Bobby Fischer, the iconoclastic genius who was one of the greatest chess players the world has ever seen, has died, a close friend, Gardar Sverrisson, confirmed today. He was 64 and died of an unspecified incident yesterday in a hospital in Reykjavik, Iceland.
Fischer, the most powerful American player in history, had moved to Iceland in 2005. He had emerged briefly in 1992 from a mysterious seclusion that had lasted two decades and defied an American ban on conducting business in war-torn Yugoslavia to play a $5 million match against his old nemesis, the Russian-born grandmaster Boris Spassky.
After he won handily, he dropped out of sight again. He avoided arrest on American charges over his Yugoslavia appearance. He lived in Budapest — and possibly the Philippines and Switzerland — and emerged now and then on radio stations in Iceland, Hungary and the Philippines to rant in increasingly belligerent terms against the USA and against Jews.

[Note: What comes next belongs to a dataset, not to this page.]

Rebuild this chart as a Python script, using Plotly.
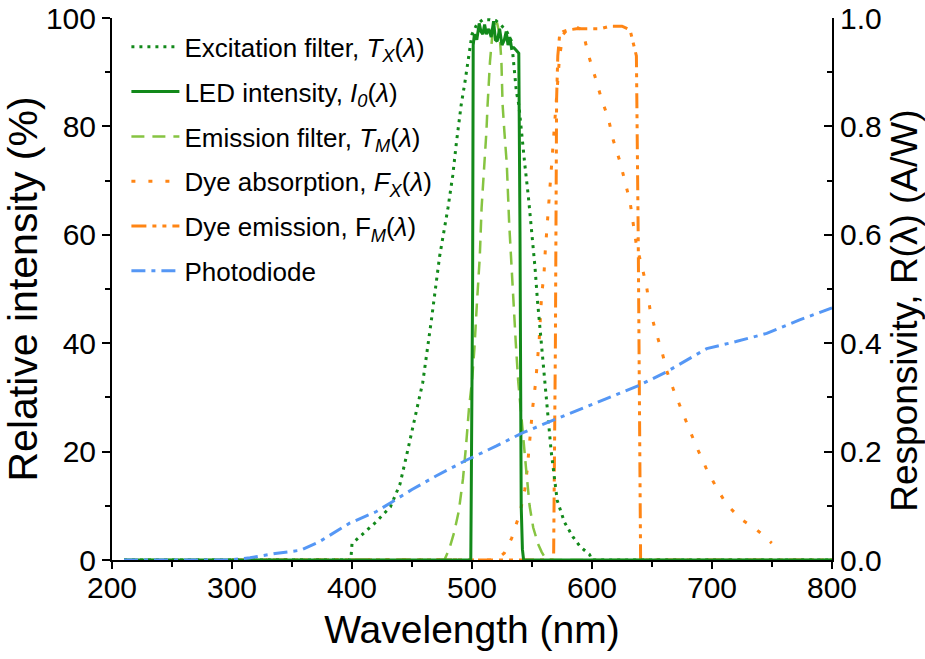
import plotly.graph_objects as go

# ---- spectral data (wavelength in nm) ----
# Excitation filter transmission T_X (%)
exc_wl = [210, 300, 399, 400, 410, 420, 432, 440, 446, 452, 459, 466, 473, 480, 484,
          487, 491, 494, 497, 500, 504, 509, 515, 520, 525, 529, 533, 535, 537, 539,
          541, 544, 547, 550, 552.5, 554.5, 557, 559, 562, 566, 571, 577, 584, 590,
          598, 600, 700, 800]
exc_val = [0, 0, 0, 3, 5, 7, 9.8, 14, 19.8, 26, 32.8, 44, 56, 65, 71,
           77, 84, 88, 93, 97, 98.8, 99.7, 99.7, 99.5, 98.5, 97.5, 95.7, 91, 86.4, 84,
           79, 73, 67, 60.5, 54, 48, 42, 36, 29, 20, 11, 7, 4.3, 2.5,
           1, 0, 0, 0]

# LED intensity I_0 (%)
led_wl = [210, 300, 400, 499, 500.5, 501, 502, 504, 506, 507.5, 509, 510.5, 512, 514,
          516, 518, 519.5, 521, 523, 525, 527, 528.5, 530, 531.5, 533, 535, 537, 539,
          540, 541, 542, 543, 600, 700, 800]
led_val = [0, 0, 0, 0, 50, 95, 97, 96, 99, 97.5, 97, 98.8, 97, 98,
           96.5, 99.4, 96, 95.7, 98, 95, 96, 97.5, 95, 96.5, 94.4, 94.5, 94, 93.5,
           60, 10, 2, 0, 0, 0, 0]

# Emission filter transmission T_M (%)
emf_wl = [210, 400, 477, 481, 485, 489, 492.5, 495, 497.5, 500, 502, 504, 506.5, 508,
          509.5, 512, 513, 515, 517, 519, 521, 523, 524.5, 525.5, 527, 529, 531, 533,
          534.5, 536.5, 538.5, 540, 543, 545, 548, 551, 555, 558, 562, 600, 800]
emf_val = [0, 0, 0, 2, 5, 9, 15, 21, 28, 33, 39, 47, 56, 65,
           70, 79, 84, 92, 97, 99, 99, 97, 92, 84, 79, 73, 62, 53,
           47, 40, 33, 29, 22, 17, 10, 6, 3, 1.5, 0, 0, 0]

# Dye absorption F_X (%)
abs_wl = [300, 400, 500, 520, 527, 533, 540, 544, 546, 548, 550.5, 553, 556, 558, 560,
          561, 562.2, 563.6, 565, 566.4, 569, 571, 573, 576, 580, 585, 590, 594, 597,
          602.5, 608, 613.6, 617.8, 623.3, 627.5, 631.7, 634.4, 637.2, 641.4, 645.6,
          648.3, 652.5, 658.1, 662.3, 667.8, 674.7, 681.1, 688.1, 695, 703.1, 711.7,
          723.3, 737.2, 749.8]
abs_val = [0, 0, 0, 0, 1.3, 4, 8.7, 13, 16.7, 22, 28, 32.7, 40.7, 48.8, 52.8,
           56.8, 60.5, 64.8, 68.5, 72.8, 80.6, 87, 93, 97, 98, 98.5, 98, 96, 93.2,
           89.2, 85, 81.5, 77.4, 73.5, 69.8, 66.1, 62, 57.8, 54.4, 50.3,
           46.3, 42.6, 38.6, 34.9, 31.5, 27.5, 24.1, 20.4, 17, 13.6, 10.4,
           7.7, 5.6, 3.1]

# Dye emission F_M (%)
dem_wl = [300, 400, 500, 568, 569.5, 570.5, 571.5, 573, 576, 580, 587, 598, 607, 615,
          625, 631.7, 634, 637, 638.5, 639.5, 640.5, 700, 800]
dem_val = [0, 0, 0, 0, 40, 85, 93, 96.8, 97.5, 97.8, 98, 98, 98, 98.5,
           98.5, 97.8, 95.7, 93, 60, 20, 0, 0, 0]

# Photodiode responsivity R (A/W), right axis
pd_wl = [210, 250, 298, 315, 336, 357, 373, 398, 420, 434, 450, 470, 496, 520, 542.5,
         570, 609.4, 640, 662, 680, 695.6, 720, 745.6, 773, 795.6, 800]
pd_val = [0, 0, 0, 0.004, 0.012, 0.018, 0.034, 0.068, 0.089, 0.108, 0.13, 0.155,
          0.185, 0.21, 0.235, 0.26, 0.295, 0.323, 0.347, 0.37, 0.39, 0.403, 0.418,
          0.443, 0.461, 0.465]

# tick marks of the plain top frame axis
top_ticks = list(range(0, 12))

DARK_GREEN = "#12891a"
LIGHT_GREEN = "#86c441"
ORANGE = "#ff8514"
BLUE = "#5597f5"
FONT = "Liberation Sans, Arial, sans-serif"

fig = go.Figure()

series = [
    (pd_wl, pd_val, "Photodiode", BLUE, "14px,6px,4px,6px", 3, "y2", 6),
    (abs_wl, abs_val, "Dye absorption, <i>F<sub>X</sub></i>(<i>λ</i>)", ORANGE, "4px,13px", 3, "y", 4),
    (dem_wl, dem_val, "Dye emission, F<sub><i>M</i></sub>(<i>λ</i>)", ORANGE, "15px,6px,4px,6px,4px,6px", 3, "y", 5),
    (emf_wl, emf_val, "Emission filter, <i>T<sub>M</sub></i>(<i>λ</i>)", LIGHT_GREEN, "13px,8px", 2.5, "y", 3),
    (exc_wl, exc_val, "Excitation filter, <i>T<sub>X</sub></i>(<i>λ</i>)", DARK_GREEN, "3px,5px", 3, "y", 1),
    (led_wl, led_val, "LED intensity, <i>I<sub>0</sub></i>(<i>λ</i>)", DARK_GREEN, "solid", 3, "y", 2),
]

for wl, val, name, color, dash, width, yax, rank in series:
    fig.add_trace(go.Scatter(
        x=wl, y=val, name=name, mode="lines", yaxis=yax,
        line=dict(color=color, dash=dash, width=width),
        legendgroup=name, legendrank=rank,
    ))

axis_line = dict(showline=True, linecolor="black", linewidth=2, showgrid=False,
                 zeroline=False, automargin=False)

fig.update_layout(
    width=925, height=659,
    margin=dict(l=112, r=93, t=18, b=99),
    paper_bgcolor="white", plot_bgcolor="white",
    font=dict(family=FONT, color="black"),
    showlegend=True,
    legend=dict(x=0.02, y=0.99, xanchor="left", yanchor="top",
                bgcolor="rgba(0,0,0,0)", font=dict(size=26, family=FONT),
                tracegroupgap=8, itemwidth=48),
    xaxis=dict(range=[200, 800], dtick=100, tick0=200, ticks="outside", ticklen=7,
               tickwidth=2, tickcolor="black", tickfont=dict(size=30),
               ticklabelstandoff=-7,
               minor=dict(dtick=50, ticks="outside", ticklen=5, tickwidth=2,
                          tickcolor="black"),
               title=dict(text="Wavelength (nm)", font=dict(size=39), standoff=13),
               **axis_line),
    xaxis2=dict(range=[0, 11], overlaying="x", side="top", anchor="y",
                tickvals=top_ticks, ticks="inside", ticklen=8, tickwidth=2,
                tickcolor="black", showticklabels=False, **axis_line),
    yaxis=dict(range=[0, 100], dtick=20, ticks="outside", ticklen=8, tickwidth=2,
               tickcolor="black", tickfont=dict(size=30),
               minor=dict(dtick=10, ticks="outside", ticklen=5, tickwidth=2,
                          tickcolor="black"),
               title=dict(text="Relative intensity (%)", font=dict(size=41), standoff=4),
               **axis_line),
    yaxis2=dict(range=[0, 1], dtick=0.2, tickformat=".1f", overlaying="y",
                side="right", anchor="x", ticks="inside", ticklen=8, tickwidth=2,
                tickcolor="black", tickfont=dict(size=30),
                minor=dict(dtick=0.1, ticks="inside", ticklen=5, tickwidth=2,
                           tickcolor="black"),
                **axis_line),
    annotations=[dict(
        text="Responsivity, R(λ) (A/W)", textangle=-90, showarrow=False,
        xref="paper", yref="paper", x=1, y=0.46, xanchor="center", yanchor="middle",
        xshift=73, font=dict(size=37, family=FONT),
    )],
)

fig.write_html("out.html")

Fischer’s 1992 victory against Spassky was a sad reprise of his most glorious triumph. It was in summer 1972, in a match played in Reykjavik, that he wrested the world championship from Spassky, becoming the only American till date to win the title.
In July 2004, he was seized by the Japanese authorities when he tried to board a plane from Japan to Manila and was accused of trying to leave the country on an invalid passport. He was detained in prison for nine months.
In 1999, in a series of telephone interviews he gave to a radio station in the Philippines, he rambled angrily and profanely against Jews.